* Be alert to late frosts. Some fruits and tender crops may still need fleece protection.
* May is the thinning month. Thinning enables space for roots to swell and spread and gives space too to top surface foliage spread and lessens competition for water and nutrients.
* Similarly to thinning, disbudding can be a practice of strengthening the vigour of plants for future years.
Traditionally new Strawberries (those only planted earlier in the current year) have their flowers removed preventing them from setting fruit and thus focusing their energies into building good roots to support a bumper crop next year.
* The weeds will be at full pelt this month but don’t get side-tracked from pests and diseases including leaf miners, leafhoppers, mites, weevils, aphids, and eelworms and many May-time pests that vector viral diseases. Get the garlic spray out.
* Be vigilant for canker, stem root, soft rot and blossom end wilt this month.
* Earth up potatoes to prevent the new tubers going green, leave about 5cm of shoot uncovered to keep plants photosynthesing and for continued growth.

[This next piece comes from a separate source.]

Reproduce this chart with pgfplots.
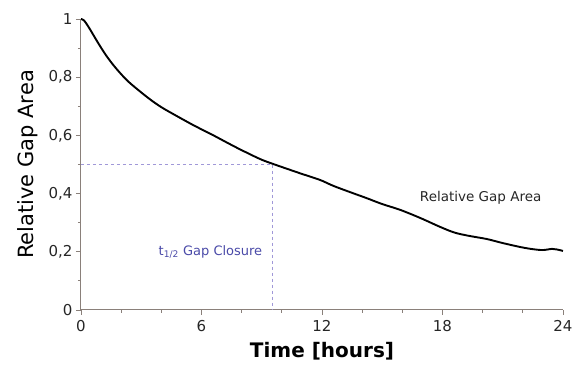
\documentclass[border=0pt]{standalone}
\usepackage{pgfplots}
\pgfplotsset{compat=1.18}
\usepackage{fontspec}
\setmainfont{DejaVu Sans}
\definecolor{axgray}{HTML}{8A807A}
\definecolor{dashc}{HTML}{A098D8}
\definecolor{txtblue}{HTML}{4A4AA8}
\begin{document}
\begin{tikzpicture}
\path[use as bounding box] (-81pt,-62pt) rectangle (506pt,310pt);
\begin{axis}[
  scale only axis,
  width=482pt, height=291pt,
  xmin=0, xmax=24, ymin=0, ymax=1,
  axis x line*=bottom, axis y line*=left,
  axis line style={axgray, line width=1pt, -},
  xtick={0,6,12,18,24},
  ytick={0,0.2,0.4,0.6,0.8,1},
  yticklabels={0,{0,2},{0,4},{0,6},{0,8},1},
  minor x tick num=2,
  minor y tick num=1,
  tick align=outside,
  tick style={axgray, line width=0.8pt},
  major tick length=5pt, minor tick length=3pt,
  /pgf/number format/assume math mode=true,
  ticklabel style={font=\fontsize{15}{18}\selectfont, text=black!85},
  xticklabel style={yshift=-2pt},
  xlabel={\textbf{Time [hours]}},
  ylabel={Relative Gap Area},
  xlabel style={font=\fontsize{20}{24}\selectfont, yshift=-4pt},
  ylabel style={font=\fontsize{21}{25}\selectfont, yshift=4pt},
  clip=false,
]
\addplot[dashc, dashed, line width=0.8pt] coordinates {(0,0.5) (9.55,0.5) (9.55,0)};
\addplot[black, line width=1.9pt, smooth, tension=0.5] coordinates {
(0,1.0) (0.15,0.995) (0.4,0.97) (0.85,0.918) (1.25,0.875) (1.69,0.835) (2.34,0.786)
(3.34,0.729) (4.0,0.697) (4.68,0.67) (5.6,0.635) (6.57,0.601) (7.25,0.576) (7.92,0.552)
(8.91,0.519) (9.56,0.502) (10.9,0.47) (11.9,0.447) (12.55,0.427) (13.4,0.405)
(14.2,0.385) (15.0,0.364) (15.9,0.344) (16.9,0.316) (17.9,0.285) (18.6,0.266)
(19.3,0.255) (20.2,0.244) (21.0,0.23) (21.9,0.216) (22.5,0.209) (23.0,0.206)
(23.45,0.21) (23.7,0.208) (24,0.203)
};
\node[font=\fontsize{13}{15}\selectfont, text=txtblue, anchor=east] at (axis cs:9.2,0.2) {t\textsubscript{1/2} Gap Closure};
\node[font=\fontsize{13.5}{16}\selectfont, text=black!85] at (axis cs:19.9,0.385) {Relative Gap Area};
\end{axis}
\end{tikzpicture}
\end{document}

* When it comes to planting out leeks, an old practice sometimes still chronicled by contemporary garden writers and pundits, is to top and tail (trim a bit of root and foliage) your seedling leeks before transplanting from greenhouse to end site.
This is nonsense, the shock of it will set back your leeks. The trick is to dib a hole, slide leek in and water around allowing a natural backfill of soil to occur. No surgery required.